Data supplied »
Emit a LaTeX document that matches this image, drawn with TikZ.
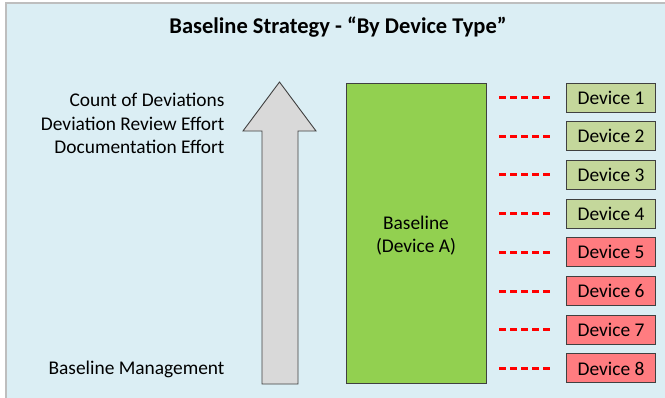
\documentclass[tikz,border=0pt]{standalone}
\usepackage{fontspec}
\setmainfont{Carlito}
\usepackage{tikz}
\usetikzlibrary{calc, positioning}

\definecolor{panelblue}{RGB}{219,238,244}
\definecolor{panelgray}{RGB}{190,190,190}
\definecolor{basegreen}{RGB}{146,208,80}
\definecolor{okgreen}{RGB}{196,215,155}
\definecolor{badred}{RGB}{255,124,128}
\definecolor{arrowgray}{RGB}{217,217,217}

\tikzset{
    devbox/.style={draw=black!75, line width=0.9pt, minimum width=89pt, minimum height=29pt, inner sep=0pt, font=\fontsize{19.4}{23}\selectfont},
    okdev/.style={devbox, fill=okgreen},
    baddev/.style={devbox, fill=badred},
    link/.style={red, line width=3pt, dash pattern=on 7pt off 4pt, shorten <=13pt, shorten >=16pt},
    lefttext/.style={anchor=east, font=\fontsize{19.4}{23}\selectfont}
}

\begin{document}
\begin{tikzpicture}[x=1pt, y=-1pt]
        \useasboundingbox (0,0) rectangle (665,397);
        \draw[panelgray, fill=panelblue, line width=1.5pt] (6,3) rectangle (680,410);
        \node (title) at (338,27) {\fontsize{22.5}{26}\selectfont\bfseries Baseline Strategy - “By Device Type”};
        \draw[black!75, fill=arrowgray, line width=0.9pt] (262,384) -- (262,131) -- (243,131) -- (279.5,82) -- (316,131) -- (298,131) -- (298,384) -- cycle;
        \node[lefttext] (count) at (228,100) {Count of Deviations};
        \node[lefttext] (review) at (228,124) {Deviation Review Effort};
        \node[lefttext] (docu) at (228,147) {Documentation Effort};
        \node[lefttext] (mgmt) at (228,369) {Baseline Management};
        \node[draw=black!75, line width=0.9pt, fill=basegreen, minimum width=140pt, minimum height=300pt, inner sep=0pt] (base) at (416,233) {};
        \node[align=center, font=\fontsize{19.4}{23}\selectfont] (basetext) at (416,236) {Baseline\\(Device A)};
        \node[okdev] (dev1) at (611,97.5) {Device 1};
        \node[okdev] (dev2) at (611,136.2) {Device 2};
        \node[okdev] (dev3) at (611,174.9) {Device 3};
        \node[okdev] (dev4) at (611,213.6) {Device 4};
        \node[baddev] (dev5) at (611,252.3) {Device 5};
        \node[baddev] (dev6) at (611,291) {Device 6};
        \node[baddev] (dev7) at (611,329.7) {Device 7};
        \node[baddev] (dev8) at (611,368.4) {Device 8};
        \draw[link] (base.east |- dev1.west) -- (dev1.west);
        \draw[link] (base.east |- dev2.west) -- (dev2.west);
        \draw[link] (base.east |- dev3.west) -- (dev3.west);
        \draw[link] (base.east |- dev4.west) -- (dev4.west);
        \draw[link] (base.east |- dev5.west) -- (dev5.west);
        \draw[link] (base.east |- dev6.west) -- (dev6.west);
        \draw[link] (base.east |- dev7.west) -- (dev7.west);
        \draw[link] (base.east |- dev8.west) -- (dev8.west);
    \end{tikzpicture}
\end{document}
--
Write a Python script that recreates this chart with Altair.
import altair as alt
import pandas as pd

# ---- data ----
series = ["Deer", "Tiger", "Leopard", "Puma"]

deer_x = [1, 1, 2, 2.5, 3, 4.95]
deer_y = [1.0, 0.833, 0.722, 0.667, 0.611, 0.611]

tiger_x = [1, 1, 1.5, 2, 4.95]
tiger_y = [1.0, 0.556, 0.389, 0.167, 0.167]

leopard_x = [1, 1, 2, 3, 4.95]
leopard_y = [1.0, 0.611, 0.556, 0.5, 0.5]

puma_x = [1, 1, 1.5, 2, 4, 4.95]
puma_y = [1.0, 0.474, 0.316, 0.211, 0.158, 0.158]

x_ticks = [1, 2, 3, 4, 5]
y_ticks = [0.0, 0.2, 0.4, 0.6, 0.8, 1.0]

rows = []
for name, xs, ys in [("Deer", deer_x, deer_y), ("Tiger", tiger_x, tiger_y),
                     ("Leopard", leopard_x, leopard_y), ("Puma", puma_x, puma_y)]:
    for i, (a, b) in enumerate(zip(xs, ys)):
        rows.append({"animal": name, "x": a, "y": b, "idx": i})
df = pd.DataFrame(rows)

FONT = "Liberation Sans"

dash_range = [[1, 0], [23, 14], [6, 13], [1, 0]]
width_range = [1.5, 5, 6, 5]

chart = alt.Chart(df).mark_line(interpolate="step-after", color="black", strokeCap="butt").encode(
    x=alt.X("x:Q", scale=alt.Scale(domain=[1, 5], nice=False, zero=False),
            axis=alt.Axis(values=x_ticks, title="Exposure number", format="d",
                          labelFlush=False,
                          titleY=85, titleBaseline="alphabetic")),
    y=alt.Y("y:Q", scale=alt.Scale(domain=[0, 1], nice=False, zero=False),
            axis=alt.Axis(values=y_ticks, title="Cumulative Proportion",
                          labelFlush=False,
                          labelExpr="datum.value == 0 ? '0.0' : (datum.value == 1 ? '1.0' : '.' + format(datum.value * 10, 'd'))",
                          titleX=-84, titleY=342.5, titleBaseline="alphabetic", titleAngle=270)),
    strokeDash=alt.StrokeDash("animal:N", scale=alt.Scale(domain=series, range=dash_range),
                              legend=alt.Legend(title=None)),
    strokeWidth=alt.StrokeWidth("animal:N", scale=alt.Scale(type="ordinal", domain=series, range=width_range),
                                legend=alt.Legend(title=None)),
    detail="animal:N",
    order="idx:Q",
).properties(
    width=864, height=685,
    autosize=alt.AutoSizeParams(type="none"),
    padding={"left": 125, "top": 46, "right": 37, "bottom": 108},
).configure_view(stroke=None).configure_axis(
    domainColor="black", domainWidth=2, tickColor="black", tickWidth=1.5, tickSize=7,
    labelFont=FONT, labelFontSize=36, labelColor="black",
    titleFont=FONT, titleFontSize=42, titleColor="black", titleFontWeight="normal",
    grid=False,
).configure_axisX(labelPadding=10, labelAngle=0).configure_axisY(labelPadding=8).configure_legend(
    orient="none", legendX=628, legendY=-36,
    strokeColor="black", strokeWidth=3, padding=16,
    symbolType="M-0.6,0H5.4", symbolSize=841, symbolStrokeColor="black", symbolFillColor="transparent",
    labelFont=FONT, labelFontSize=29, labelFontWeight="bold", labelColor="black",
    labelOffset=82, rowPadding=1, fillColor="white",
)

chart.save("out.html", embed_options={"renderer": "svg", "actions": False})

Task instructions » Return exactly, and only, the lines from the one containing "Write a Python" down to the one containing "y_ticks = [0.0, 0.2, 0.4, 0.6, 0.8, 1.0]", with both of those lines included.

Task answer »
Write a Python script that recreates this chart with Altair.
import altair as alt
import pandas as pd

# ---- data ----
series = ["Deer", "Tiger", "Leopard", "Puma"]

deer_x = [1, 1, 2, 2.5, 3, 4.95]
deer_y = [1.0, 0.833, 0.722, 0.667, 0.611, 0.611]

tiger_x = [1, 1, 1.5, 2, 4.95]
tiger_y = [1.0, 0.556, 0.389, 0.167, 0.167]

leopard_x = [1, 1, 2, 3, 4.95]
leopard_y = [1.0, 0.611, 0.556, 0.5, 0.5]

puma_x = [1, 1, 1.5, 2, 4, 4.95]
puma_y = [1.0, 0.474, 0.316, 0.211, 0.158, 0.158]

x_ticks = [1, 2, 3, 4, 5]
y_ticks = [0.0, 0.2, 0.4, 0.6, 0.8, 1.0]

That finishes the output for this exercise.